- _Directions for this task_
Without including the pictures, copy out every line below.
- - -
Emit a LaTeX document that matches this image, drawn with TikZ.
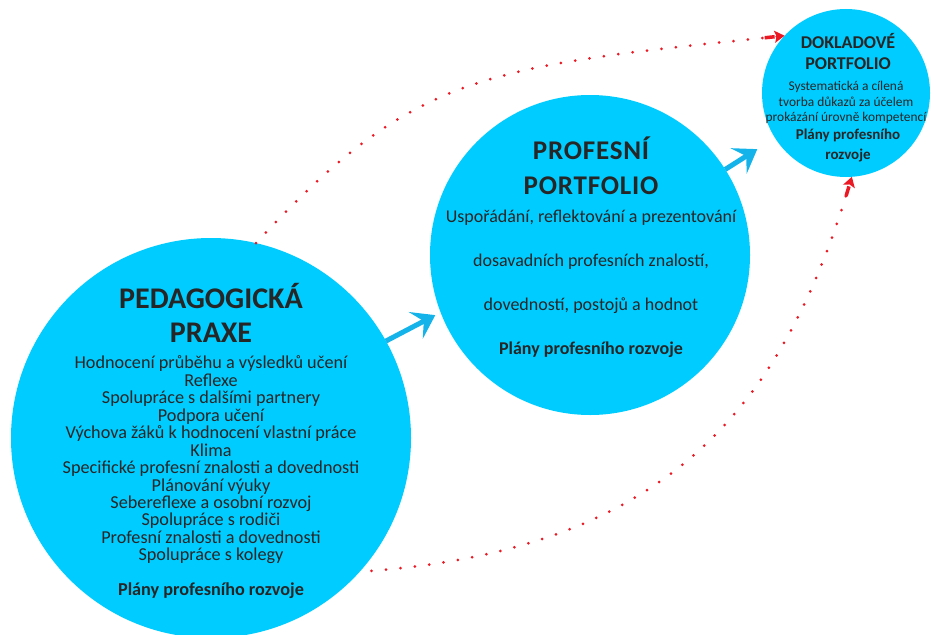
\documentclass[tikz,border=0pt]{standalone}
\usepackage{fontspec}
\setmainfont{Carlito}
\usetikzlibrary{arrows.meta}
\definecolor{circ}{RGB}{0,204,255}
\definecolor{arr}{RGB}{20,180,235}
\definecolor{reddot}{RGB}{235,25,35}
\definecolor{txt}{RGB}{38,38,38}
\begin{document}
\begin{tikzpicture}[x=1pt,y=-1pt,
  bubble/.style={circle,fill=circ,draw=none,inner sep=0pt,outer sep=0pt},
  label/.style={text=txt,align=center,inner sep=0pt},
  bluearrow/.style={draw=arr,line width=5pt,-{Stealth[length=22pt,width=30pt,inset=9pt]}},
  dotted red/.style={draw=reddot,line width=3pt,line cap=round,dash pattern=on 0pt off 14.5pt,
     -{Rectangle[length=10pt,width=2.5pt]Stealth[length=10pt,width=12pt,inset=2pt]}}
]
\useasboundingbox (0,0) rectangle (933,634);

% circles
\node[bubble,minimum size=400pt] (ped) at (211,438) {};
\node[bubble,minimum size=320pt] (pro) at (590,255) {};
\node[bubble,minimum size=168pt] (dok) at (846,93) {};

% red dotted connectors
\draw[dotted red] (ped.77) .. controls (414,72) and (484,67) .. (dok.137);
\draw[dotted red,shorten <=12pt] (ped.-42) .. controls (660,548) and (779.5,417) .. (dok.-86);

% blue arrows
\draw[bluearrow,shorten >=6pt] (ped.29) -- (pro.201);
\draw[bluearrow,shorten >=21pt] (pro) -- (dok);

% texts: big circle
\node[label,font=\fontsize{30}{34}\selectfont\bfseries] (pedT) at (211,313) {PEDAGOGICKÁ\\PRAXE};
\node[label,font=\fontsize{18.2}{17.45}\selectfont] (pedL) at (211,460)
 {Hodnocení průběhu a výsledků učení\\Reflexe\\Spolupráce s dalšími partnery\\Podpora učení\\
  Výchova žáků k hodnocení vlastní práce\\Klima\\Specifické profesní znalosti a dovednosti\\
  Plánování výuky\\Sebereflexe a osobní rozvoj\\Spolupráce s rodiči\\Profesní znalosti a dovednosti\\
  Spolupráce s kolegy};
\node[label,font=\fontsize{18.2}{20}\selectfont\bfseries] (pedP) at (211,591) {Plány profesního rozvoje};

% texts: middle circle
\node[label,font=\fontsize{27}{35}\selectfont\bfseries\addfontfeatures{LetterSpace=3}] (proT) at (591,165.5) {PROFESNÍ\\PORTFOLIO};
\node[label,font=\fontsize{18}{44}\selectfont] (proL) at (591,284)
 {Uspořádání, reflektování a prezentování\\dosavadních profesních znalostí,\\dovedností, postojů a hodnot\\\textbf{Plány profesního rozvoje}};

% texts: small circle
\node[label,font=\fontsize{18}{21}\selectfont\bfseries] (dokT) at (848,52) {DOKLADOVÉ\\PORTFOLIO};
\node[label,font=\fontsize{13.4}{15.5}\selectfont] (dokL) at (846,102.5)
 {Systematická a cílená\\tvorba důkazů za účelem\\prokázání úrovně kompetencí};
\node[label,font=\fontsize{15}{20}\selectfont\bfseries] (dokP) at (848,146) {Plány profesního\\rozvoje};
\end{tikzpicture}
\end{document}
- - -
- _Output for this task_
Emit a LaTeX document that matches this image, drawn with TikZ.
\documentclass[tikz,border=0pt]{standalone}
\usepackage{fontspec}
\setmainfont{Carlito}
\usetikzlibrary{arrows.meta}
\definecolor{circ}{RGB}{0,204,255}
\definecolor{arr}{RGB}{20,180,235}
\definecolor{reddot}{RGB}{235,25,35}
\definecolor{txt}{RGB}{38,38,38}
\begin{document}
\begin{tikzpicture}[x=1pt,y=-1pt,
  bubble/.style={circle,fill=circ,draw=none,inner sep=0pt,outer sep=0pt},
  label/.style={text=txt,align=center,inner sep=0pt},
  bluearrow/.style={draw=arr,line width=5pt,-{Stealth[length=22pt,width=30pt,inset=9pt]}},
  dotted red/.style={draw=reddot,line width=3pt,line cap=round,dash pattern=on 0pt off 14.5pt,
     -{Rectangle[length=10pt,width=2.5pt]Stealth[length=10pt,width=12pt,inset=2pt]}}
]
\useasboundingbox (0,0) rectangle (933,634);

% circles
\node[bubble,minimum size=400pt] (ped) at (211,438) {};
\node[bubble,minimum size=320pt] (pro) at (590,255) {};
\node[bubble,minimum size=168pt] (dok) at (846,93) {};

% red dotted connectors
\draw[dotted red] (ped.77) .. controls (414,72) and (484,67) .. (dok.137);
\draw[dotted red,shorten <=12pt] (ped.-42) .. controls (660,548) and (779.5,417) .. (dok.-86);

% blue arrows
\draw[bluearrow,shorten >=6pt] (ped.29) -- (pro.201);
\draw[bluearrow,shorten >=21pt] (pro) -- (dok);

% texts: big circle
\node[label,font=\fontsize{30}{34}\selectfont\bfseries] (pedT) at (211,313) {PEDAGOGICKÁ\\PRAXE};
\node[label,font=\fontsize{18.2}{17.45}\selectfont] (pedL) at (211,460)
 {Hodnocení průběhu a výsledků učení\\Reflexe\\Spolupráce s dalšími partnery\\Podpora učení\\
  Výchova žáků k hodnocení vlastní práce\\Klima\\Specifické profesní znalosti a dovednosti\\
  Plánování výuky\\Sebereflexe a osobní rozvoj\\Spolupráce s rodiči\\Profesní znalosti a dovednosti\\
  Spolupráce s kolegy};
\node[label,font=\fontsize{18.2}{20}\selectfont\bfseries] (pedP) at (211,591) {Plány profesního rozvoje};

% texts: middle circle
\node[label,font=\fontsize{27}{35}\selectfont\bfseries\addfontfeatures{LetterSpace=3}] (proT) at (591,165.5) {PROFESNÍ\\PORTFOLIO};
\node[label,font=\fontsize{18}{44}\selectfont] (proL) at (591,284)
 {Uspořádání, reflektování a prezentování\\dosavadních profesních znalostí,\\dovedností, postojů a hodnot\\\textbf{Plány profesního rozvoje}};

% texts: small circle
\node[label,font=\fontsize{18}{21}\selectfont\bfseries] (dokT) at (848,52) {DOKLADOVÉ\\PORTFOLIO};
\node[label,font=\fontsize{13.4}{15.5}\selectfont] (dokL) at (846,102.5)
 {Systematická a cílená\\tvorba důkazů za účelem\\prokázání úrovně kompetencí};
\node[label,font=\fontsize{15}{20}\selectfont\bfseries] (dokP) at (848,146) {Plány profesního\\rozvoje};
\end{tikzpicture}
\end{document}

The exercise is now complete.